Une étude relayée par Slate en 2022 révélait que les jeunes LGBT+ sont surreprésenté·e·s dans les situations de rupture familiale, notamment après un coming out ([Source]). Plus d’un quart de ces jeunes ont connu un rejet explicite ou implicite de leur entourage immédiat. Mais derrière ces chiffres, il y a des peaux, des respirations, des chagrins. Et souvent, une incompréhension partagée.

J’ai fini par comprendre que ce que je vivais n’était pas isolée. Que cette douleur avait des racines profondes, pas toujours visibles. Dans certaines familles, la religion ou la culture agit comme un ciment qui ne laisse pas de place au mouvement. Aimer autrement, être autrement, c’est perçu comme une faille. Pas parce qu’on est aimé·e moins, mais parce que les repères tremblent. C’est comme si une maison mal aérée étouffait ses habitant·e·s sans le vouloir.

Je me rappelle ce père, croisé lors d’un cercle de parole animé par l’association Contact.

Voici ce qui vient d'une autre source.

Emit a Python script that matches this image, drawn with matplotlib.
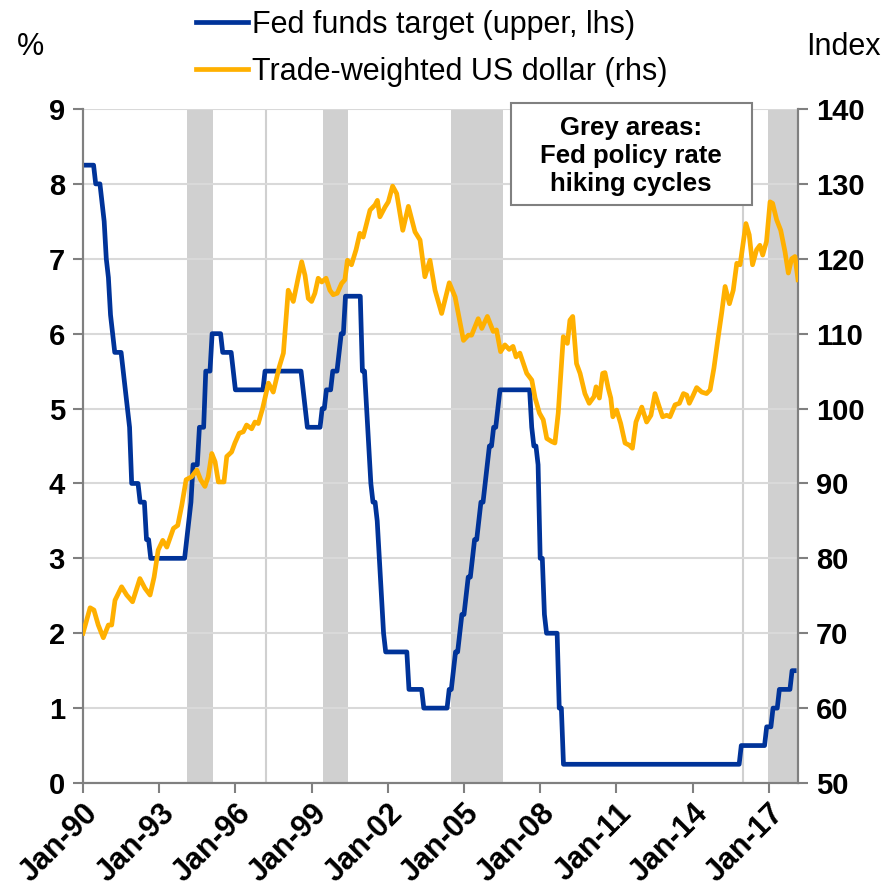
import matplotlib
matplotlib.use('Agg')
import matplotlib.pyplot as plt
import matplotlib.patches as mpatches
import pandas as pd

plt.rcParams['font.family'] = ['Liberation Sans', 'DejaVu Sans']

# Fed funds target (upper), change points: month the new level took effect
fed_change_dates = ['1990-01', '1990-07', '1990-10', '1990-11', '1990-12', '1991-01', '1991-02',
                    '1991-03', '1991-04', '1991-08', '1991-09', '1991-10', '1991-11', '1991-12',
                    '1992-04', '1992-07', '1992-09', '1994-02', '1994-03', '1994-04', '1994-05',
                    '1994-08', '1994-11', '1995-02', '1995-07', '1995-12', '1996-01', '1997-03',
                    '1998-09', '1998-10', '1998-11', '1999-06', '1999-08', '1999-11', '2000-02',
                    '2000-03', '2000-05', '2001-01', '2001-03', '2001-04', '2001-05', '2001-06',
                    '2001-08', '2001-09', '2001-10', '2001-11', '2001-12', '2002-11', '2003-06',
                    '2004-06', '2004-08', '2004-09', '2004-11', '2004-12', '2005-02', '2005-03',
                    '2005-05', '2005-06', '2005-08', '2005-09', '2005-11', '2005-12', '2006-01',
                    '2006-03', '2006-05', '2006-06', '2007-09', '2007-10', '2007-12', '2008-01',
                    '2008-03', '2008-04', '2008-10', '2008-12', '2015-12', '2016-12', '2017-03',
                    '2017-06', '2017-12']
fed_change_levels = [8.25, 8.0, 7.75, 7.5, 7.0, 6.75, 6.25,
                     6.0, 5.75, 5.5, 5.25, 5.0, 4.75, 4.0,
                     3.75, 3.25, 3.0, 3.25, 3.5, 3.75, 4.25,
                     4.75, 5.5, 6.0, 5.75, 5.5, 5.25, 5.5,
                     5.25, 5.0, 4.75, 5.0, 5.25, 5.5, 5.75,
                     6.0, 6.5, 5.5, 5.0, 4.5, 4.0, 3.75,
                     3.5, 3.0, 2.5, 2.0, 1.75, 1.25, 1.0,
                     1.25, 1.5, 1.75, 2.0, 2.25, 2.5, 2.75,
                     3.0, 3.25, 3.5, 3.75, 4.0, 4.25, 4.5,
                     4.75, 5.0, 5.25, 4.75, 4.5, 4.25, 3.0,
                     2.25, 2.0, 1.0, 0.25, 0.5, 0.75, 1.0,
                     1.25, 1.5]
fed_last_month = '2018-01'

# Trade-weighted US dollar index (rhs)
usd_time = [1990.0, 1990.28, 1990.43, 1990.6, 1990.8, 1991.0, 1991.13, 1991.26, 1991.52, 1991.72,
            1991.95, 1992.24, 1992.44, 1992.64, 1992.8, 1992.96, 1993.14, 1993.3, 1993.56, 1993.73,
            1993.89, 1994.06, 1994.28, 1994.48, 1994.63, 1994.8, 1994.93, 1995.07, 1995.2, 1995.33,
            1995.55, 1995.66, 1995.85, 1995.98, 1996.15, 1996.31, 1996.44, 1996.64, 1996.77, 1996.9,
            1997.07, 1997.3, 1997.49, 1997.73, 1997.89, 1998.08, 1998.28, 1998.48, 1998.61, 1998.74,
            1998.87, 1999.0, 1999.13, 1999.26, 1999.4, 1999.57, 1999.72, 1999.85, 2000.01, 2000.18,
            2000.31, 2000.41, 2000.57, 2000.75, 2000.9, 2001.03, 2001.3, 2001.5, 2001.59, 2001.69,
            2001.89, 2002.02, 2002.19, 2002.35, 2002.59, 2002.81, 2003.07, 2003.27, 2003.46, 2003.66,
            2003.86, 2004.12, 2004.42, 2004.65, 2004.98, 2005.17, 2005.3, 2005.56, 2005.7, 2005.92,
            2006.15, 2006.28, 2006.44, 2006.61, 2006.78, 2006.93, 2007.05, 2007.2, 2007.47, 2007.67,
            2007.8, 2007.97, 2008.12, 2008.26, 2008.45, 2008.58, 2008.71, 2008.91, 2009.07, 2009.17,
            2009.28, 2009.43, 2009.57, 2009.76, 2009.93, 2010.12, 2010.2, 2010.33, 2010.46, 2010.55,
            2010.68, 2010.78, 2010.86, 2011.01, 2011.17, 2011.34, 2011.51, 2011.63, 2011.77, 2012.0,
            2012.19, 2012.36, 2012.52, 2012.69, 2012.82, 2012.98, 2013.11, 2013.31, 2013.48, 2013.64,
            2013.77, 2013.87, 2014.0, 2014.16, 2014.36, 2014.55, 2014.69, 2014.84, 2015.01, 2015.15,
            2015.28, 2015.45, 2015.6, 2015.74, 2015.87, 2015.97, 2016.1, 2016.23, 2016.36, 2016.52,
            2016.65, 2016.76, 2016.91, 2017.05, 2017.15, 2017.31, 2017.47, 2017.64, 2017.77, 2017.9,
            2018.03, 2018.15]
usd_value = [70.0, 73.4, 73.1, 71.1, 69.4, 71.1, 71.1, 74.4, 76.2, 75.1,
             74.2, 77.3, 76.0, 75.1, 77.5, 81.1, 82.4, 81.5, 84.0, 84.4,
             87.1, 90.5, 90.9, 91.8, 90.5, 89.6, 90.9, 94.0, 92.9, 90.2,
             90.2, 93.6, 94.2, 95.4, 96.7, 96.9, 97.8, 97.3, 98.2, 98.0,
             100.0, 103.4, 102.2, 105.6, 107.4, 115.8, 114.3, 117.6, 119.6, 117.8,
             114.7, 114.3, 115.4, 117.4, 116.9, 117.4, 115.8, 115.2, 115.4, 116.7,
             117.2, 119.8, 119.2, 121.2, 123.4, 122.9, 126.5, 127.2, 127.8, 125.6,
             126.9, 127.6, 129.7, 128.7, 123.8, 127.0, 123.6, 122.5, 117.6, 119.8,
             115.8, 112.7, 116.8, 114.9, 109.1, 109.8, 109.8, 112.0, 110.7, 112.3,
             110.3, 110.5, 107.6, 108.5, 107.9, 108.3, 106.9, 107.4, 104.7, 103.8,
             101.4, 99.4, 98.5, 96.0, 95.6, 95.4, 99.4, 109.6, 108.7, 111.8,
             112.3, 106.0, 104.7, 102.0, 100.7, 101.6, 102.9, 101.4, 104.7, 104.8,
             102.7, 101.4, 98.9, 99.8, 98.0, 95.4, 95.1, 94.7, 98.2, 100.2,
             98.2, 99.1, 102.0, 100.2, 98.9, 99.1, 98.9, 100.5, 100.7, 102.0,
             101.8, 100.7, 101.6, 102.8, 102.2, 102.0, 102.5, 105.4, 109.6, 112.9,
             116.3, 114.0, 115.8, 119.4, 119.2, 121.6, 124.7, 123.2, 119.2, 121.2,
             121.8, 120.5, 122.3, 127.6, 127.4, 125.2, 123.8, 120.9, 118.1, 120.0,
             120.3, 117.2]

# Fed hiking cycles (grey areas) and single hikes (thin lines)
hike_starts = [1994.09, 1999.45, 2004.49, 2016.95]
hike_ends = [1995.12, 2000.43, 2006.54, 2018.2]
single_hikes = [1997.22, 2016.0]

tick_years = [1990, 1993, 1996, 1999, 2002, 2005, 2008, 2011, 2014, 2017]
tick_labels = ['Jan-90', 'Jan-93', 'Jan-96', 'Jan-99', 'Jan-02',
               'Jan-05', 'Jan-08', 'Jan-11', 'Jan-14', 'Jan-17']

# monthly fed series (level holds until the next change)
fed = pd.Series(fed_change_levels, index=pd.PeriodIndex(fed_change_dates, freq='M'))
months = pd.period_range(fed_change_dates[0], fed_last_month, freq='M')
fed = fed.reindex(months).ffill()
fed_time = [p.year + (p.month - 1) / 12 for p in months]

blue = '#003399'
orange = '#FFB000'
grey_axis = '#808080'

fig = plt.figure(figsize=(8.85, 8.93), dpi=100)
ax = fig.add_axes([83 / 885, 1 - 783 / 893, (798 - 83) / 885, (783 - 109) / 893])
ax2 = ax.twinx()

for s, e in zip(hike_starts, hike_ends):
    ax.axvspan(s, e, color='#d0d0d0', lw=0, zorder=0)
for x in single_hikes:
    ax.axvline(x, color='#d0d0d0', lw=1.5, zorder=0.4)

ax.grid(axis='y', color='#d9d9d9', lw=1.5, zorder=0.5)
ax.set_axisbelow(True)

l1, = ax.plot(fed_time, fed.values, color=blue, lw=3.4, zorder=3, label='Fed funds target (upper, lhs)')
l2, = ax2.plot(usd_time, usd_value, color=orange, lw=3.4, zorder=3, label='Trade-weighted US dollar (rhs)')

ax.set_xlim(1990, 2018.15)
ax.set_ylim(0, 9)
ax.set_yticks(range(0, 10))
ax2.set_ylim(50, 140)
ax2.set_yticks(range(50, 141, 10))
ax.set_xticks(tick_years)
ax.set_xticklabels(tick_labels, rotation=45, ha='right', rotation_mode='anchor')

for a in (ax, ax2):
    for sp in a.spines.values():
        sp.set_color(grey_axis)
        sp.set_linewidth(1.5)
    a.spines['top'].set_visible(False)
    a.tick_params(colors=grey_axis, labelcolor='black', width=1.5, length=7, labelsize=21)
    for lab in a.get_xticklabels() + a.get_yticklabels():
        lab.set_fontweight('bold')
ax.tick_params(axis='y', pad=6)
ax2.tick_params(axis='y', pad=6)
ax.tick_params(axis='x', pad=4, labelsize=22)

fig.text(30 / 885, 1 - 47 / 893, '%', fontsize=22, ha='center', va='center')
fig.text(843 / 885, 1 - 47 / 893, 'Index', fontsize=22, ha='center', va='center')

fig.legend(handles=[l1, l2], loc='upper left', bbox_to_anchor=(196 / 885, 1 - 10 / 893),
           frameon=False, fontsize=22, handlelength=1.7, handletextpad=0.12,
           labelspacing=0.55, borderpad=0, borderaxespad=0)

# "Grey areas" note box
box = mpatches.Rectangle((511 / 885, 1 - 205 / 893), (752 - 511) / 885, (205 - 103) / 893,
                         transform=fig.transFigure, facecolor='white', edgecolor=grey_axis,
                         lw=1.5, zorder=5)
fig.add_artist(box)
fig.text(631 / 885, 1 - 156 / 893, 'Grey areas:\nFed policy rate\nhiking cycles',
         fontsize=18.5, fontweight='bold', ha='center', va='center', linespacing=1.2, zorder=6)

fig.savefig('out.png', dpi=100)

Il tenait dans ses mains une lettre que son fils lui avait écrite. Il n’avait pas su y répondre pendant des mois. Et ce soir-là, il a simplement dit : J’ai eu peur. J’ai cru que j’avais échoué comme père. Ce qu’il avait vécu comme une trahison, il le reconnaissait maintenant comme une vérité nécessaire. Sa voix tremblait, mais dans ses yeux, il y avait une première lumière.

C’est par là que passe la réconciliation, je crois. Ressentir d’abord, sans se défendre. Comprendre ensuite, non pas pour excuser, mais pour relier. Puis oser un geste : écouter sans couper, reformuler sans corriger, poser une question sans attendre de réponse immédiate. Ces petits mouvements sont de vrais élans. Ils ne réparent pas tout d’un coup, mais ils laissent entrevoir une possible réparation.

L’intelligence émotionnelle ne se décrète pas, elle se cultive. Une mère qui lit le témoignage d’un autre parent. Un grand-père qui pose une main sur l’épaule, sans un mot, mais avec tout l’amour du monde dans le geste. Un adolescent qui enregistre un message vocal, parce qu’il ne peut pas encore parler les yeux dans les yeux. Chaque lien peut être retissé, même effiloché. Parfois, une simple fiche d’écoute imprimée et accrochée au frigo devient le début d’un dialogue.

Ce que j’ai appris, c’est qu’on n’a pas besoin de choisir entre foi et amour, entre tradition et vérité. On peut les faire coexister, à condition de placer l’humain au centre. Ce n’est pas trahir une culture que d’aimer son enfant tel·le qu’iel est. C’est, au contraire, la plus belle forme de fidélité.

Et parfois, tout commence par une main posée sur une tasse de café, dans la lumière du matin. Une main qui ne tremble plus. Qui accepte de rester là, même sans tout comprendre. Parce qu’aimer, c’est ça aussi : rester, et respirer ensemble.